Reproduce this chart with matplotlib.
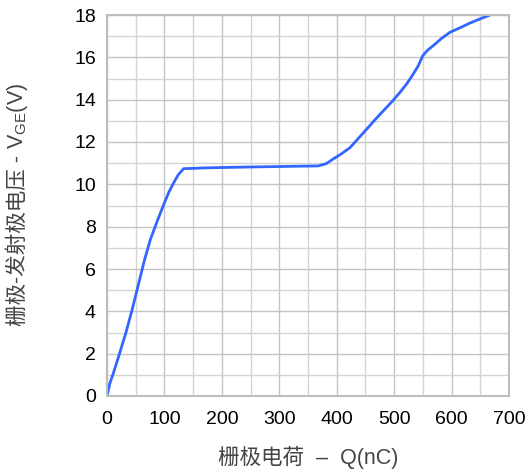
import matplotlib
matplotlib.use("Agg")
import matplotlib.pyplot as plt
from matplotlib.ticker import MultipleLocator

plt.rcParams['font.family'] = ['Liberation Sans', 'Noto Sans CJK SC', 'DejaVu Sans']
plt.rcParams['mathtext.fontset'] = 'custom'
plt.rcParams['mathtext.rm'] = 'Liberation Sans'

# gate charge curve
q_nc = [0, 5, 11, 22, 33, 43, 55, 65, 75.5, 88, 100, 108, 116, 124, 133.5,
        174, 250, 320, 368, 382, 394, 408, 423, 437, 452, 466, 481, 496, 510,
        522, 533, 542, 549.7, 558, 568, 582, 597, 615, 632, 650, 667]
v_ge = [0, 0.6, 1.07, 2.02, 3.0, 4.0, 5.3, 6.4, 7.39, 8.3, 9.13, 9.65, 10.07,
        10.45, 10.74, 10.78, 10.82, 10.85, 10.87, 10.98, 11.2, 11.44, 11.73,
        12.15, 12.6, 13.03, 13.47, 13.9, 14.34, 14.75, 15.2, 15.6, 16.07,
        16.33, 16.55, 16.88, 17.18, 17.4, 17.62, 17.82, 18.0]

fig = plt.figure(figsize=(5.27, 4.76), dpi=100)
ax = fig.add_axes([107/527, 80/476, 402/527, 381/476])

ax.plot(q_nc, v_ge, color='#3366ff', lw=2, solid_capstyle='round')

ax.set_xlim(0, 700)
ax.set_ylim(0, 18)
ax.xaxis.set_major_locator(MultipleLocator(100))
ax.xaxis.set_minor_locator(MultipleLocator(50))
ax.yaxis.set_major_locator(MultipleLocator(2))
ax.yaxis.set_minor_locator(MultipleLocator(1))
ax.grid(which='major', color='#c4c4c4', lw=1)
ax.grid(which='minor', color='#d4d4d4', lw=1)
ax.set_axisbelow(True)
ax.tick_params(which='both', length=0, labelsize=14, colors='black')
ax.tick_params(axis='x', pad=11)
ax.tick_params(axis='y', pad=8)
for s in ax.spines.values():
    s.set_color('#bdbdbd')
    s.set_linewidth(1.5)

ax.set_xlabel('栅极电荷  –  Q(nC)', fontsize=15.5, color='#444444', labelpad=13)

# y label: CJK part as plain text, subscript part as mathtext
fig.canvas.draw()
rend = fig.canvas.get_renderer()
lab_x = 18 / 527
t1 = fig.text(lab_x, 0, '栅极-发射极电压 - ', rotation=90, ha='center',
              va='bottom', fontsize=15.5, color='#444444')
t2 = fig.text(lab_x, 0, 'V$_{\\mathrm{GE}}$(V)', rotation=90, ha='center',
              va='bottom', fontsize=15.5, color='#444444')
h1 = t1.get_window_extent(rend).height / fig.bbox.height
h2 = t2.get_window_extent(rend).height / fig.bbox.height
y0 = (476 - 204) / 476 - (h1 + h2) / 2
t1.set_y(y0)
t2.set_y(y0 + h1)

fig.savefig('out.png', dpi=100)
###
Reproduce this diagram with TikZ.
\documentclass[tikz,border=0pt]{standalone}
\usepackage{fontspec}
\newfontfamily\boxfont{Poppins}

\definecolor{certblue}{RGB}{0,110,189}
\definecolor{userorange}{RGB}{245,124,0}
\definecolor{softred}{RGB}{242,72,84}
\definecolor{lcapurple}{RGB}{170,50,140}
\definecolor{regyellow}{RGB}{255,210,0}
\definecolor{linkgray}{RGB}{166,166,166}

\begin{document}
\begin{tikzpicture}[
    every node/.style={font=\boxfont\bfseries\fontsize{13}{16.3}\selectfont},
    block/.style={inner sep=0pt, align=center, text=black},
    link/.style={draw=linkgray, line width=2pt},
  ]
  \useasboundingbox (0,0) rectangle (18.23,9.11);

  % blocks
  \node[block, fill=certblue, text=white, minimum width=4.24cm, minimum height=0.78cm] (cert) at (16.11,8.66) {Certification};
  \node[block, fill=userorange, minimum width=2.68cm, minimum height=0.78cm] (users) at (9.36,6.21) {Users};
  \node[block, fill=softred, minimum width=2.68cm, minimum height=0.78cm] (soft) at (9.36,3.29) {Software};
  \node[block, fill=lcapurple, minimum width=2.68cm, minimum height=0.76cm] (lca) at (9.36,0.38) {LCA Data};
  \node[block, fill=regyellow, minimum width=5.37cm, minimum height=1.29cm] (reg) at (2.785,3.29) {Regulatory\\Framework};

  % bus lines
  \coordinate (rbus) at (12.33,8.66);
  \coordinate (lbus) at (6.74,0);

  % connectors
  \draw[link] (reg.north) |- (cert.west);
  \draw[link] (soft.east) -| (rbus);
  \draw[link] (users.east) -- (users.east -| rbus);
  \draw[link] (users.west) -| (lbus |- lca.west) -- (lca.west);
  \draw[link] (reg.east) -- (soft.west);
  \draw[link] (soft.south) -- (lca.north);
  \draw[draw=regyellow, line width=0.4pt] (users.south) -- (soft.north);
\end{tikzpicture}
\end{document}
###
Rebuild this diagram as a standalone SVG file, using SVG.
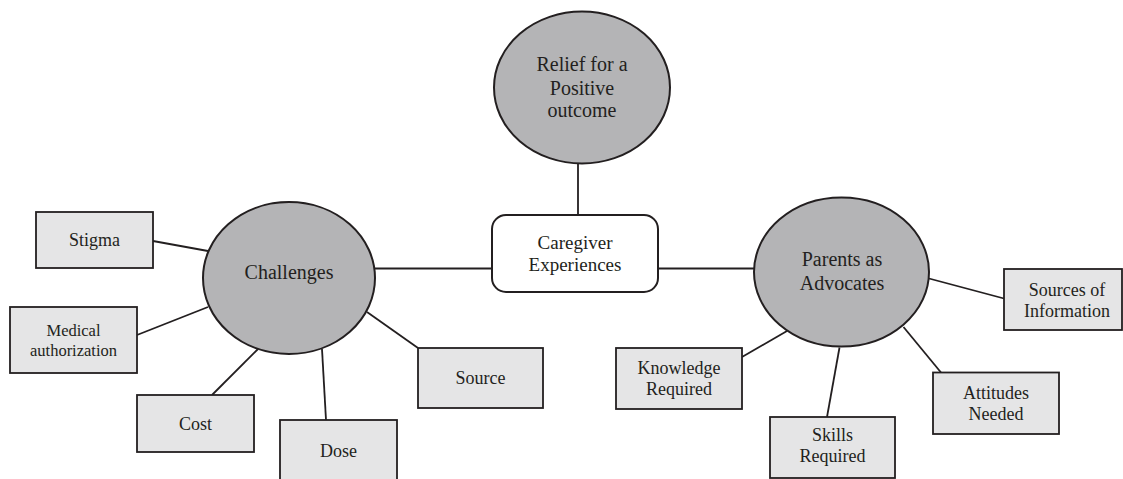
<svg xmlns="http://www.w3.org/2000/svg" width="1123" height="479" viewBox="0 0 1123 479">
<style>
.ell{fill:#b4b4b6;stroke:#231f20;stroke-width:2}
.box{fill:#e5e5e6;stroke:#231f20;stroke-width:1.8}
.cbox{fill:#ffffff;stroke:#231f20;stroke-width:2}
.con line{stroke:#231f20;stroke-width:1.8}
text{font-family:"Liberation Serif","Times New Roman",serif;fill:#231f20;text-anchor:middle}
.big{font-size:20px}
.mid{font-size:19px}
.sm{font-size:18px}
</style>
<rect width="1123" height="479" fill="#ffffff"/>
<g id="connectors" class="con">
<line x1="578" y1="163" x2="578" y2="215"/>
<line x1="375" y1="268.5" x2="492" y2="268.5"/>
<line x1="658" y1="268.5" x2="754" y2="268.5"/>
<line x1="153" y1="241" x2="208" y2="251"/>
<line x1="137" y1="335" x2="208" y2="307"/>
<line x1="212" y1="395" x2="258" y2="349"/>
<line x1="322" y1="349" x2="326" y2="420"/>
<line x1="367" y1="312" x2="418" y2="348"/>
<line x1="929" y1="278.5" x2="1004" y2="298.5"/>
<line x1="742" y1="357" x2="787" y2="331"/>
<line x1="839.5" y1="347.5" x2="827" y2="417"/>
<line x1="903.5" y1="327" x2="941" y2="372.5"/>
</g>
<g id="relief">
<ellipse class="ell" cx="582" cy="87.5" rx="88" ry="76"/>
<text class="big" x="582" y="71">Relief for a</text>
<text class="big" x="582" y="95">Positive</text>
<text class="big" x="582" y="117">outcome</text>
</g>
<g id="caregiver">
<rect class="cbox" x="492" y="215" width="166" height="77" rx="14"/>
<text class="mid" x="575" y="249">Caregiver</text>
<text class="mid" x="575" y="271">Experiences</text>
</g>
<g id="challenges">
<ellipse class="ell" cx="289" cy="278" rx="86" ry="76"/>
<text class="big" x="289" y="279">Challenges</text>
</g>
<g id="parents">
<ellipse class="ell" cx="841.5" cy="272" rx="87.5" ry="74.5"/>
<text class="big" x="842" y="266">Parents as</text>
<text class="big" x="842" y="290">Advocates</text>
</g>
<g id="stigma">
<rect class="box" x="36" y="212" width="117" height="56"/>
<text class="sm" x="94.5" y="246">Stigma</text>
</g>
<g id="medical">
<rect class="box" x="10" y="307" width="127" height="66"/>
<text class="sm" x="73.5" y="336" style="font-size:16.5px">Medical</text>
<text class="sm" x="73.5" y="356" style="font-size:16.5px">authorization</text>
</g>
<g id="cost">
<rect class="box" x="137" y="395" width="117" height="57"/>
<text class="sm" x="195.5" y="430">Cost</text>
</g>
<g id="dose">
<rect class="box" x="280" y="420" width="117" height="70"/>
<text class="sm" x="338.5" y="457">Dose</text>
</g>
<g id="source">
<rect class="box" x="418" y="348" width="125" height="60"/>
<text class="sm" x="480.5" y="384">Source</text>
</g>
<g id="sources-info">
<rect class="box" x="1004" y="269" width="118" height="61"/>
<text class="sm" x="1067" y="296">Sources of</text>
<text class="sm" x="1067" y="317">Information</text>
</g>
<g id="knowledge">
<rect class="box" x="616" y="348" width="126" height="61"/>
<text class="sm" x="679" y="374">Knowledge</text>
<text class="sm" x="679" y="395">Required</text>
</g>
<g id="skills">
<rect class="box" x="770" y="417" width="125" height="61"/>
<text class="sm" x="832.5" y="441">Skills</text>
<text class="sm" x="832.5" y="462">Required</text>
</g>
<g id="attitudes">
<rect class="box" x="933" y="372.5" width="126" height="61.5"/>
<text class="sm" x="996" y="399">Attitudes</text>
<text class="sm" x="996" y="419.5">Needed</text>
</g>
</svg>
###
**Goal:**
Look above for the line with "Reproduce this chart with matplotlib." and copy exactly from it through the line with "from matplotlib.ticker import MultipleLocator", both included. Omit the pictures.

**Output for this task:**
Reproduce this chart with matplotlib.
import matplotlib
matplotlib.use("Agg")
import matplotlib.pyplot as plt
from matplotlib.ticker import MultipleLocator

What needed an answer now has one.